In 2010, about 90 banks were persuaded in a couple of months that they should come to terms with Dubai World over its $25bn restructuring.
In contrast, Dubai Group's stand-off with creditors has lasted since late 2010, when the company, part of the conglomerate owned by the Ruler of Dubai, missed two debt payments.
Progress has been made, but that was not sufficient for Royal Bank of Scotland (RBS), Commerzbank and Standard Bank. Why? The reference in a statement by RBS to "a number of factors outside our control" speaks volumes.
Since the Dubai World settlement, European banks' credit departments have gone into virtual meltdown; with one eye on the endless crisis of the euro zone, loan books have been subjected to savage rigour. Whereas in 2010 creditors were prepared to give Dubai the benefit of the doubt, in the hope of maintaining good commercial relations with the emirate during its recovery phase, now there is no such indulgence.

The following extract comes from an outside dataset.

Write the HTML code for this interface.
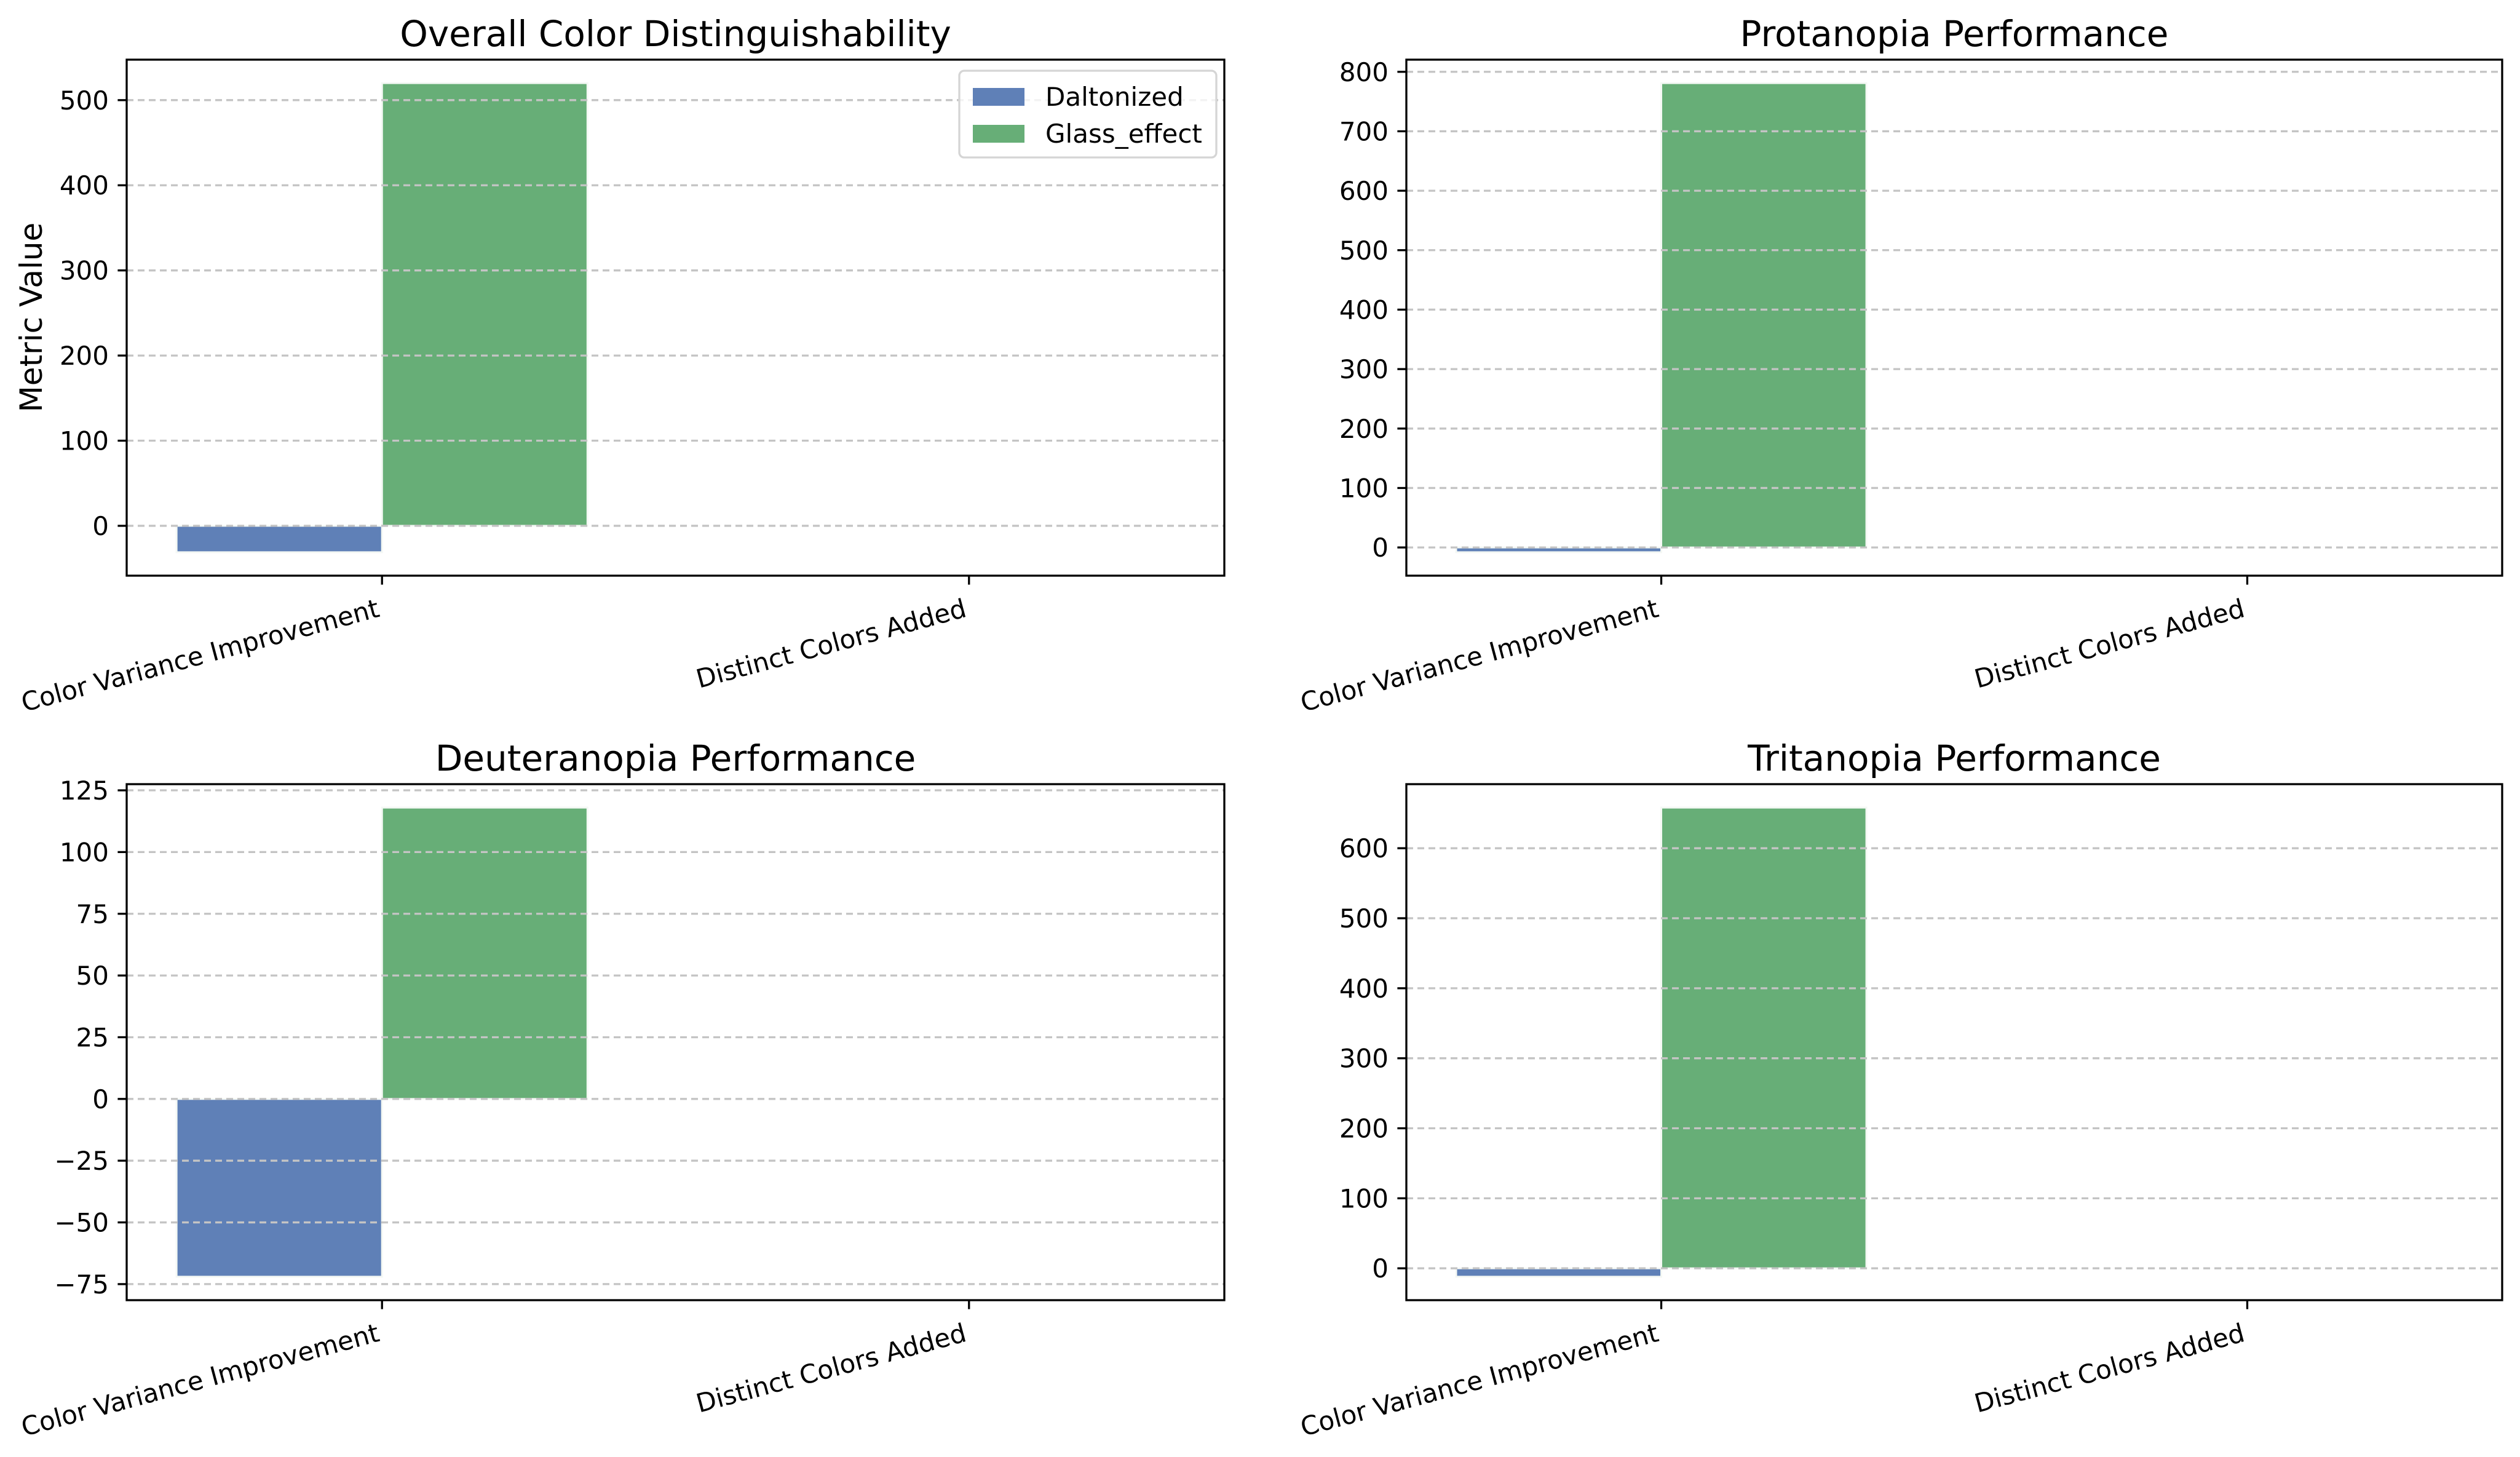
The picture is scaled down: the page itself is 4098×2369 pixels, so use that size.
<!DOCTYPE html>
<html><head><meta charset="utf-8"><style>
html,body{margin:0;padding:0;background:#fff;}
svg{display:block;font-family:"DejaVu Sans","Liberation Sans",sans-serif;}
</style></head><body>
<svg id="fig" width="4098" height="2369" viewBox="0 0 4098 2369" xmlns="http://www.w3.org/2000/svg">
<rect width="4098" height="2369" fill="#fff"/>
</svg>
<script>
const categories = ["Color Variance Improvement", "Distinct Colors Added"];
const seriesNames = ["Daltonized", "Glass_effect"];
const overallDaltonized = [-31, 0];
const overallGlass = [520, 0];
const protanopiaDaltonized = [-8, 0];
const protanopiaGlass = [781, 0];
const deuteranopiaDaltonized = [-72, 0];
const deuteranopiaGlass = [118, 0];
const tritanopiaDaltonized = [-12, 0];
const tritanopiaGlass = [658, 0];
const overallTicks = [0, 100, 200, 300, 400, 500];
const protanopiaTicks = [0, 100, 200, 300, 400, 500, 600, 700, 800];
const deuteranopiaTicks = [-75, -50, -25, 0, 25, 50, 75, 100, 125];
const tritanopiaTicks = [0, 100, 200, 300, 400, 500, 600];
const titles = ["Overall Color Distinguishability", "Protanopia Performance", "Deuteranopia Performance", "Tritanopia Performance"];

const NS = "http://www.w3.org/2000/svg";
const svg = document.getElementById("fig");
const COLORS = ["#5f80b7", "#67ae77"];
function mk(tag, attrs, parent) {
  const e = document.createElementNS(NS, tag);
  for (const k in attrs) e.setAttribute(k, attrs[k]);
  (parent || svg).appendChild(e);
  return e;
}
const panels = [
  {x0: 206, x1: 1991, y0: 97, y1: 936, d: overallDaltonized, g: overallGlass, ticks: overallTicks, key: "overall"},
  {x0: 2287, x1: 4069, y0: 97, y1: 936, d: protanopiaDaltonized, g: protanopiaGlass, ticks: protanopiaTicks, key: "protanopia"},
  {x0: 206, x1: 1991, y0: 1275, y1: 2114, d: deuteranopiaDaltonized, g: deuteranopiaGlass, ticks: deuteranopiaTicks, key: "deuteranopia"},
  {x0: 2287, x1: 4069, y0: 1275, y1: 2114, d: tritanopiaDaltonized, g: tritanopiaGlass, ticks: tritanopiaTicks, key: "tritanopia"}
];
const W = 0.35;
panels.forEach((p, pi) => {
  const grp = mk("g", {});
  
  
  const all = p.d.concat(p.g);
  let mn = Math.min(0, ...all), mx = Math.max(0, ...all);
  const r = mx - mn || 1;
  const ymin = mn - 0.05 * r, ymax = mx + 0.05 * r;
  const xmin = -W - 0.085, xmax = categories.length - 1 + W + 0.085;
  const X = v => p.x0 + (v - xmin) / (xmax - xmin) * (p.x1 - p.x0);
  const Y = v => p.y1 - (v - ymin) / (ymax - ymin) * (p.y1 - p.y0);
  // bars
  [p.d, p.g].forEach((vals, si) => {
    vals.forEach((v, ci) => {
      const c = ci + (si === 0 ? -W / 2 : W / 2);
      const xa = X(c - W / 2), xb = X(c + W / 2);
      const ya = Y(Math.max(v, 0)), yb = Y(Math.min(v, 0));
      const b = mk("rect", {x: xa, y: ya, width: xb - xa, height: Math.max(yb - ya, 0), fill: COLORS[si], stroke: "#f4f8f4", "stroke-width": 3}, grp);
      
      
    });
  });
  // grid + y ticks
  p.ticks.forEach(t => {
    const y = Y(t);
    const gl = mk("line", {x1: p.x0, x2: p.x1, y1: y, y2: y, stroke: "#c4c4c4", "stroke-width": 3.3, "stroke-dasharray": "11,7"}, grp);
    
    
    mk("line", {x1: p.x0 - 14.6, x2: p.x0, y1: y, y2: y, stroke: "#000", "stroke-width": 3.3}, grp);
    const tl = mk("text", {x: p.x0 - 29, y: y + 15, "text-anchor": "end", "font-size": 42, fill: "#000"}, grp);
    tl.textContent = t < 0 ? "\u2212" + Math.abs(t) : String(t);
    
    
  });
  // x ticks
  categories.forEach((c, ci) => {
    const x = X(ci);
    mk("line", {x1: x, x2: x, y1: p.y1, y2: p.y1 + 14.6, stroke: "#000", "stroke-width": 3.3}, grp);
    const px = x - 2, py = p.y1 + 29 + 37;
    const tl = mk("text", {x: px, y: py, "text-anchor": "end", "font-size": 42, fill: "#000", transform: "rotate(-15 " + px + " " + py + ")"}, grp);
    tl.textContent = c;
    
    
  });
  // frame
  const fr = mk("rect", {x: p.x0, y: p.y0, width: p.x1 - p.x0, height: p.y1 - p.y0, fill: "none", stroke: "#000", "stroke-width": 3.3}, grp);
  
  
  const tt = mk("text", {x: (p.x0 + p.x1) / 2, y: p.y0 - 22, "text-anchor": "middle", "font-size": 58, fill: "#000"}, grp);
  tt.textContent = titles[pi];
  
  
});
// y label
const yl = mk("text", {x: 0, y: 0, "text-anchor": "middle", "font-size": 50, fill: "#000", transform: "translate(68 516) rotate(-90)"});
yl.textContent = "Metric Value";


// legend
const lg = mk("g", {});


mk("rect", {x: 1560, y: 115, width: 418, height: 141, rx: 8, fill: "#fff", "fill-opacity": 0.8, stroke: "#d5d5d5", "stroke-width": 3.3}, lg);
seriesNames.forEach((n, i) => {
  const e = mk("g", {}, lg);
  
  
  mk("rect", {x: 1582, y: 143 + i * 60, width: 84, height: 29, fill: COLORS[i]}, e);
  const t = mk("text", {x: 1700, y: 172 + i * 60, "font-size": 42, fill: "#000"}, e);
  t.textContent = n;
});
</script>
</body></html>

Perhaps also, for RBS at least, the gathering storm over Libor fixing in the United Kingdom was another external factor. The bank just has bigger fish than Dubai to fry these days.
The other reason for the banks' withdrawal is this: there are no bankruptcy arrangements in place for Dubai Group companies, as there were for Dubai World.
Decree 57 put in place the tribunal that could oversee compulsory bankruptcy arrangements, which acted as a strong deterrent to dissident creditors.
Those who have called for the decree's provisions to be extended across the emirate will feel vindicated by the Dubai Group situation.
But whether it's brinkmanship, bluff or sound business by the three dissident banks remains to be seen.